В этом смысле можно говорить об иудео-христианской цивилизации. Галаха ведь тоже исходит из представления о том, что здесь, в этом мире может и должен быть наведен порядок. С культурой дело значительно сложнее, слишком велики различия.
Вообще, корреляция между порядком внутри сознания и вовне его никак не однозначна. Напротив, глубоко упорядоченный внутренний мир часто сопровождается внешними безалаберностью и раздерганностью. Бесчисленные (и достоверные) рассказы о рассеянных профессорах, не ладящих с внешним миром – тому свидетельство.
***
Смерть задает качественный скачок порядка, энтропия тела скачкообразно возрастает. То ли смерть лишает нас свободы, то ли выводит нас на ее новый уровень, здесь тайна. Знаменитая надпись на могиле Мартина Лютера Кинга «Свободен, наконец-то свободен» намекает на то, что со смертью наступает и высший, доступный человеку уровень свободы.
Воронель – Бормашенко, май 2009
Дорогой Эдик, ниже следует моя немедленная реакция на ваш увлекательный текст!!! Энтропия это не просто мера беспорядка, это мера беспорядка при заданном конечном числе возможных состояний. Иначе это отнюдь не число. При рассмотрении общественных вопросов нельзя забывать, что при каждом социальном преобразовании меняются оба фактора. А т. к. и энергетический «казначей» не дремлет, то резкие взрывы увеличения свободы почти всегда сопровождаются и сокращением числа участников событий (голодовки, террор, эмиграция)!!!
У меня еще будет много соображений менее элементарных. Особенно важным мне представляется возможная лишь в Б-жественном разуме корреляция между временем и пространством. Но это очень высокая тема. А тема правильной интерпретации энтропии вполне разрешима в конечное время в конечном обсуждении (между нами).
Преданный вам, Александр Воронель.
Воронель – Бормашенко, 2009.
Дорогой Эдик! Поздравляю со свадьбой дочки и от всей души желаю ей счастья. Поздравьте от меня Лену. Мазаль Тов!
В ответ на ваше письмо я думаю действительно, свобода положена не всем, а только тем, кто расшатывает прежний порядок в стремлении к высшему (может быть, более сложному).
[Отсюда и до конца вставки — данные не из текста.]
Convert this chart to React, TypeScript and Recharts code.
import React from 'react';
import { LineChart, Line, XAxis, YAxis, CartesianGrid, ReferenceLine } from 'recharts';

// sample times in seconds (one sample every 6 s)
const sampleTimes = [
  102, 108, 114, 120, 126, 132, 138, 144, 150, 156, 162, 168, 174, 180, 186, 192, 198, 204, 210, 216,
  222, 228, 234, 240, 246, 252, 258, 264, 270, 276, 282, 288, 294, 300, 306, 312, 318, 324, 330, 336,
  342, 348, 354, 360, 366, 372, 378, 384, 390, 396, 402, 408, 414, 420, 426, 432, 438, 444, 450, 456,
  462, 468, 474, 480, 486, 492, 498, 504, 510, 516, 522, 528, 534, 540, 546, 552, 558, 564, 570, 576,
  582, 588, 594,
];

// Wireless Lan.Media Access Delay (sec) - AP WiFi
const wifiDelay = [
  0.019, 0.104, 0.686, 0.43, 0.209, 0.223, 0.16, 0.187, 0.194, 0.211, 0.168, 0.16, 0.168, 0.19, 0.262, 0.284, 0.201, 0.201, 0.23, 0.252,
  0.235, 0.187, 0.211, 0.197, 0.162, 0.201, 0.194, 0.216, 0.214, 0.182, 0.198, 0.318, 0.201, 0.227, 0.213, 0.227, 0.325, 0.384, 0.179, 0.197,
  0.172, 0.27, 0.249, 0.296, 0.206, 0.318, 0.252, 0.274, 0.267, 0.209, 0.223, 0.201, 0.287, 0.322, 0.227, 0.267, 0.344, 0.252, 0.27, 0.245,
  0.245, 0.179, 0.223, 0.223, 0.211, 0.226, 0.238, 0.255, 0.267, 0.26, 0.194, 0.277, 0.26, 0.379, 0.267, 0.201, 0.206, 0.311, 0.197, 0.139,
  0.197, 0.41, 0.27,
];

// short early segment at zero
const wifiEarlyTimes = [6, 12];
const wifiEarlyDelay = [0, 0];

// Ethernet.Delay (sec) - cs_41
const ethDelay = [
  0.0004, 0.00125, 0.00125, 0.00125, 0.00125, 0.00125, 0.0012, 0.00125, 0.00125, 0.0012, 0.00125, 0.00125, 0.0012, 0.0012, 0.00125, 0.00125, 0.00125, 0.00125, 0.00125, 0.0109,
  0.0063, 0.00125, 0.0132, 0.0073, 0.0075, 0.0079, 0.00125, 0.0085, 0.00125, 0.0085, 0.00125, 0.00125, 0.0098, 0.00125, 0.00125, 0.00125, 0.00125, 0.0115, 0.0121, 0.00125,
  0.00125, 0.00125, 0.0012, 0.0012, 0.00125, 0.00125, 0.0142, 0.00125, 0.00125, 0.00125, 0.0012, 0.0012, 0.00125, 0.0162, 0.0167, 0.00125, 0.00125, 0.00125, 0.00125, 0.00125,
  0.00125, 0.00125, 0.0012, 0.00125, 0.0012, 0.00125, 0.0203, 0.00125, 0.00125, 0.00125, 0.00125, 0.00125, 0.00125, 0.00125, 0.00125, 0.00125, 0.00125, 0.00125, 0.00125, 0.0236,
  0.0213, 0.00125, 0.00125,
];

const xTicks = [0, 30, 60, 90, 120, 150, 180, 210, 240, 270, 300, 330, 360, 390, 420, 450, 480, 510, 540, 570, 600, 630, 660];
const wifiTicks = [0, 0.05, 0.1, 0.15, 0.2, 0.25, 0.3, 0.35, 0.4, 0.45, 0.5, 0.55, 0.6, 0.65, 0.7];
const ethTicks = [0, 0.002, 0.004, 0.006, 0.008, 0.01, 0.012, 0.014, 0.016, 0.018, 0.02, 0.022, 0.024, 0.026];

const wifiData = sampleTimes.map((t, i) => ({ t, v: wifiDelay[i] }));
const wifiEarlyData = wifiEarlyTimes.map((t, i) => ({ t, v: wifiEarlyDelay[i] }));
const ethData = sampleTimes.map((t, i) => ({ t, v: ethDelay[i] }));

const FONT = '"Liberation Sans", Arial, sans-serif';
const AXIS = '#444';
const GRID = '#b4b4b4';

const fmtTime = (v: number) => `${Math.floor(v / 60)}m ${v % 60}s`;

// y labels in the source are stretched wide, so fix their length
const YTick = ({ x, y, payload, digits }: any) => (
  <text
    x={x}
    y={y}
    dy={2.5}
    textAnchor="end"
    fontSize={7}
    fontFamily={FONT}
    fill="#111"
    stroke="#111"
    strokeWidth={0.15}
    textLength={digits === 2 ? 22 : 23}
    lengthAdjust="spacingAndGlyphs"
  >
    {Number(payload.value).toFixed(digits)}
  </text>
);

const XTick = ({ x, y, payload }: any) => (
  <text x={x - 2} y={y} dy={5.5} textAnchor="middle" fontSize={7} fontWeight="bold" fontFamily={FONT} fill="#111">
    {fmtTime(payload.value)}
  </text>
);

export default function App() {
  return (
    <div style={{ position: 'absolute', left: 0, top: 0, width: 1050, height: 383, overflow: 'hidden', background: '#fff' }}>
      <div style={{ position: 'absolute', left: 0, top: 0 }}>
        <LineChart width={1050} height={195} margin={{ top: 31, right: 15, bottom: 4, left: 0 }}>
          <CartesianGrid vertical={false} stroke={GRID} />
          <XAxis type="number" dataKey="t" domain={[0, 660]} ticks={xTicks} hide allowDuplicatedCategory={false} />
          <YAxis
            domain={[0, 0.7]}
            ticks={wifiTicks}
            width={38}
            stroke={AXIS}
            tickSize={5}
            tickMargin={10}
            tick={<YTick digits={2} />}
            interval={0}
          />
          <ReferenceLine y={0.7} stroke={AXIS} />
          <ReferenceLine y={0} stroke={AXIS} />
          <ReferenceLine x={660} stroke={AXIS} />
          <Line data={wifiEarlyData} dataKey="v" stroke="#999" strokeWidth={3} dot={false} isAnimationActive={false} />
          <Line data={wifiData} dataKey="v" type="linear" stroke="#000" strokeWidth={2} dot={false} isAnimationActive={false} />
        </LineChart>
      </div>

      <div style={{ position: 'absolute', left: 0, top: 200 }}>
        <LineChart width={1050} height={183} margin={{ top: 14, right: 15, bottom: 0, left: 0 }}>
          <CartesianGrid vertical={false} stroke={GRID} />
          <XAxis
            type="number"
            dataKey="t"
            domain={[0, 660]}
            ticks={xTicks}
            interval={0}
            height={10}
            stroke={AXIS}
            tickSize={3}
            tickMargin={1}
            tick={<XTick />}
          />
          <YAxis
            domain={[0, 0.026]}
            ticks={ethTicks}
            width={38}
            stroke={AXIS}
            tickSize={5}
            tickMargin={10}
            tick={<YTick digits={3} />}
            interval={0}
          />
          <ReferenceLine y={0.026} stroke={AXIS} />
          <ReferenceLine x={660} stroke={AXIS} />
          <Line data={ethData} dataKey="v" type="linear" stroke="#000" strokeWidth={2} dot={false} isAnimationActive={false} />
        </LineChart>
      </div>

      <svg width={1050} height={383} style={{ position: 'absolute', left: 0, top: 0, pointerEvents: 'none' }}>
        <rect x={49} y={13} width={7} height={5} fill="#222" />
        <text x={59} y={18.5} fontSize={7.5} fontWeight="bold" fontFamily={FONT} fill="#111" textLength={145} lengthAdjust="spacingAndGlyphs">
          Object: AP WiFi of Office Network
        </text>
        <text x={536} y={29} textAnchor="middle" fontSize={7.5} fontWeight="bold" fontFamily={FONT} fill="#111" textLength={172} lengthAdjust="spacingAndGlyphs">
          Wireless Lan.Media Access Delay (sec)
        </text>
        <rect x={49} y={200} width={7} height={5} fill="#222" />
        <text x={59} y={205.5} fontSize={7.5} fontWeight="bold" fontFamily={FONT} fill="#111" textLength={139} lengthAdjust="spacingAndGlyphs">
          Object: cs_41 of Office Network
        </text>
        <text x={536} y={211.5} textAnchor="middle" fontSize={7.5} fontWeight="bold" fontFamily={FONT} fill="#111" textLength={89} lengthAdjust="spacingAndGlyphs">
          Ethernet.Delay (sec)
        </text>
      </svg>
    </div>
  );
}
Все остальные, в сущности, разрушители и должны быть ограничены. Это и есть та форма ответственности, которая налагается на носителей всяких форм протеста. Конечно, на практике это выясняется, обычно, только постфактум. Но некоторые прецеденты позволяют это понять и раньше. Например, М. Бегин отказался стрелять в ответ на атаку Хаганы против «Альталены», и т. о. показал себя конструктивным политическим лидером. А однопартийцы, которые его за это осуждали, были просто фанатиками, не способными оценить разрушительного момента во всякой свободе (которая не самоцель).
Относительно смерти вы, возможно, были бы правы, если бы смерть была возможна, как непрерывный (2-го рода) переход. Но до сих пор ни один исследователь не сумел добиться непрерывного перехода от жизни к смерти. Это всегда связано с каким-нибудь необратимым разрушением. Тогда в этот момент достигается не максимум энтропии, а бесконечная структурная нестабильность (максимум структурной флуктуации): = Cp = бесконечность. Это не то же самое, что максимум энтропии.
Кроме того со смертью организм перестает быть открытой системой и становится системой замкнутой. Как измерить энтропию замкнутой системы мы знаем, а как незамкнутой <...> Это вообще только на уровне интуиции оценивается, как и для исторического целого (цивилизации).
Другие ваши пункты я еще не обдумал, напишу позже. Ваш Александр.